Iglesias, monasterios.
San Pedro
de Rocas, humedad y sepulcros encharcados, el más antiguo; Santa Cristina, al que sus escasos
monjes debieron amar pues escogieron vivir en entorno tan extraordinario y
trabajaron la piedra con tanto esmero, no así las gentes de este siglo que destrozan escalones de madera, vidrios protectores.

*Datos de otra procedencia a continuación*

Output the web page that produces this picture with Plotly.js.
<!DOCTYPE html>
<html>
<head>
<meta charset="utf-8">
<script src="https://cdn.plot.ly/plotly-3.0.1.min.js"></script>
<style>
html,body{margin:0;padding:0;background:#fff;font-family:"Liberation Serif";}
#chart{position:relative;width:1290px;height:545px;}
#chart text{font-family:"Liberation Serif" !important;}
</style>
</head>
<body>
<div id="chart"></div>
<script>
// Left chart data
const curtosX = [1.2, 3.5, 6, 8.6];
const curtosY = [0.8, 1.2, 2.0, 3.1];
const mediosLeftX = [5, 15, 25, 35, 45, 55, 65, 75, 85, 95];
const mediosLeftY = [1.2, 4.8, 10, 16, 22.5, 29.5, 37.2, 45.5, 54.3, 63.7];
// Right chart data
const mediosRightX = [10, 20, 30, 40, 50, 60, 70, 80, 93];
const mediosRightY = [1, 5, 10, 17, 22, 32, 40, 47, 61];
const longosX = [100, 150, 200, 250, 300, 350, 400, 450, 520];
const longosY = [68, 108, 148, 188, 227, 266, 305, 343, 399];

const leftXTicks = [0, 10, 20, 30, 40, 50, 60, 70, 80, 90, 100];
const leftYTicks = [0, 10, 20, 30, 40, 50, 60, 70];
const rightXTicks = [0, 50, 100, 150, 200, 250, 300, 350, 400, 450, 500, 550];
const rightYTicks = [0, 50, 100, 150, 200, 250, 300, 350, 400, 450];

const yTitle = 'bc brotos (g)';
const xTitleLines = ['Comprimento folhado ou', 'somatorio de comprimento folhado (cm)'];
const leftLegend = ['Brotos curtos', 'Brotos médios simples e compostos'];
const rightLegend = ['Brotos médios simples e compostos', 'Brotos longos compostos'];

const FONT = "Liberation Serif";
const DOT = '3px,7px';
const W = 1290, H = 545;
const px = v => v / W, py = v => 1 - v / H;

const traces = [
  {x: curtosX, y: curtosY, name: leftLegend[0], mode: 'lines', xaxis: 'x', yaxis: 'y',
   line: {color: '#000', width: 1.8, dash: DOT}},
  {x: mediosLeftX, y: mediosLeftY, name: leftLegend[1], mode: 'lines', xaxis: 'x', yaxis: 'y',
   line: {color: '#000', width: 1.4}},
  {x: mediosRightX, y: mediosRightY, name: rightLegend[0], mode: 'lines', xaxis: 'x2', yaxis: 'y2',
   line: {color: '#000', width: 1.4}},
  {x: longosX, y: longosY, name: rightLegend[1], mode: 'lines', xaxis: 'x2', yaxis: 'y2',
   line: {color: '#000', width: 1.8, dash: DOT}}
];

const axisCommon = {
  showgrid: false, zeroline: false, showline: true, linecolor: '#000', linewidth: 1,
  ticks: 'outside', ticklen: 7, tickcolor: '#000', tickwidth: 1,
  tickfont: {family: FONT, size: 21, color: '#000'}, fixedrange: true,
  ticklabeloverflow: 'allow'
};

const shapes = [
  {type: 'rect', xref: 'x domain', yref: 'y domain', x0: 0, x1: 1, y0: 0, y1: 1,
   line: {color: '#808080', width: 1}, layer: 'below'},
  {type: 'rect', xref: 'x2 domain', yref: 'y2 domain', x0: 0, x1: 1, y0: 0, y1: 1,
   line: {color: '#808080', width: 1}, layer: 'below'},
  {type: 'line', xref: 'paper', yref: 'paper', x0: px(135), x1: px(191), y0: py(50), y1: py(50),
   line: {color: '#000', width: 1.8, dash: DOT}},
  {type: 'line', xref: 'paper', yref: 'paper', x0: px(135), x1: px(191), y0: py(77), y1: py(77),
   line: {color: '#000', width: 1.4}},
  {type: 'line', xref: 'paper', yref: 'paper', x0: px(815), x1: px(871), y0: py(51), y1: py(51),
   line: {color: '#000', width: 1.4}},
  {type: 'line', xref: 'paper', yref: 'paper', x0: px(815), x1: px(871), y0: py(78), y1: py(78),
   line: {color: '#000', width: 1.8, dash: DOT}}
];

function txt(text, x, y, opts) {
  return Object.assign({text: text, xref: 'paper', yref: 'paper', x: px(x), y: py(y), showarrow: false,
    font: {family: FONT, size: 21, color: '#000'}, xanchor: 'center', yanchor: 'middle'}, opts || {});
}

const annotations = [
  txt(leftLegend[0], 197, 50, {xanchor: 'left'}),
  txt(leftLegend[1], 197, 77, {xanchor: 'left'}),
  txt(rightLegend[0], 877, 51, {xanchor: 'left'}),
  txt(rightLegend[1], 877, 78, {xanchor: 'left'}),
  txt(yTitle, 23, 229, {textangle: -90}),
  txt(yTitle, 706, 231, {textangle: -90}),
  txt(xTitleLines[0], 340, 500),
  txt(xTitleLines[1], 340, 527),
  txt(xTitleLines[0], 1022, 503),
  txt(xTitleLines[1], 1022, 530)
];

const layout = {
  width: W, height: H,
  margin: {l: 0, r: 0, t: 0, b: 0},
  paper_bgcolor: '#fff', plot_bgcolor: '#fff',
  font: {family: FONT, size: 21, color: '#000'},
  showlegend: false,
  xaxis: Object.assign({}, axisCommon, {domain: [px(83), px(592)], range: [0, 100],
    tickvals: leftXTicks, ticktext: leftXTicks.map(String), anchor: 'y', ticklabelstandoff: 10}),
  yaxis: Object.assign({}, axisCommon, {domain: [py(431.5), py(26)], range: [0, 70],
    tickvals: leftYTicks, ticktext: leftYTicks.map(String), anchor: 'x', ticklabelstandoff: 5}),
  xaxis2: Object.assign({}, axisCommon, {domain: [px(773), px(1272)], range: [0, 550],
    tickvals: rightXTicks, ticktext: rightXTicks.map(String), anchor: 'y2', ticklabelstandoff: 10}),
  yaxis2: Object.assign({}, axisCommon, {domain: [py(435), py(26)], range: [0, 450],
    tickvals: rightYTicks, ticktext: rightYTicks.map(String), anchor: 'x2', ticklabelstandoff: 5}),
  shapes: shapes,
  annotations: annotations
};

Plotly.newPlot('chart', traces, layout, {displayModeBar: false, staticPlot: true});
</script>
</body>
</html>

San Estevo de Ribas do Sil,
tan cómodo si lo comparamos con los cenobios de los alrededores, tanto como
para convertirse en parador y ofrecer al estresado turista silencio y vistas,
vistas hacia los tres claustros interiores y vistas al río, que ondula abajo, escarbando
en la montaña.
Del lado
lucense, las iglesias escondidas entre viñedos como San Vicente de Pombeiro o
la del Mosteiro cisterciense de Ferreira, habitado aún por Bernardas, una de
las pocas iglesias que se pueden ver porque las gentes del lugar se hacen los distraídos
cuando se les pide las llaves; sorprenden la variedad de capiteles, y modillones y el artesonado de la
cubierta.

San Fiz de
Cangas, donde la guardesa nos recibe motosierra en ristre, modo Texas, y
ninguna amabilidad; San Miguel de Eiré, resto de otro antiguo cenobio, y
probablemente la joya del románico rural gallego, llena de canecillos en el
ábside y en los muros, la arquivolta de la puerta norte con once claveles
todos
diferentes y un cordero pascual.
Santo Estevo de Ribas de Miño, pareja de la Igrexa de San Paio de Diamondi, otro monumento del románico gallego, construida sobre la ladera que cae sobre el Miño, tal parece que ella misma vaya a caer. En la portada que mira al río ocho columnas sustentan cuatro arquivoltas; en los capiteles, motivos vegetales, dragones que muerden sus colas y arpías.